January weather, I am disappoint.
The National Weather Service predicts a high temperature of 68 degrees Fahrenheit today, which would set a new record high for January 30 in St. Louis (the current record is 67 degrees, set in 1884.)
This is complete bullshit.
All weekend long, people were gushing about the beautiful weather while they walked dogs, played Frisbee in the park and washed cars. All of those assholes can go screw, because January in St. Louis is supposed to be cold and nasty -- and that's just how I like it, because I am cold and nasty.
This winter has been a complete disappointment so far. One lousy inch of snow that was only problematic because MoDot didn't do anything to the streets
, and that's it. Where's my freezing rain? Where's the snow that comes down sideways?
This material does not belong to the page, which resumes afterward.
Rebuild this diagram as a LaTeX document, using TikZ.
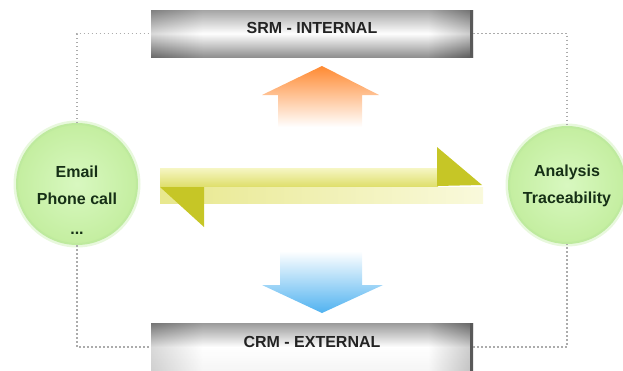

Where's that anus-puckering cold that turns every booger in your head to rock-hard consistency before you even take four steps off the porch?
February, I'm putting you on warning: You better be as cold and grim as Death, you runty little turd of a month. Snow's a good start, but ten or fifteen consecutive days of sub-freezing temperature would be even better. You wanna throw a Tuesday morning ice storm in there? I won't complain. Hell, you can take two of my toes -- your choice -- to frostbite.
And if one more person exhorts me to cheer up with a perky, "You should be enjoying this beautiful weather," I'ma stab them with an ice pick.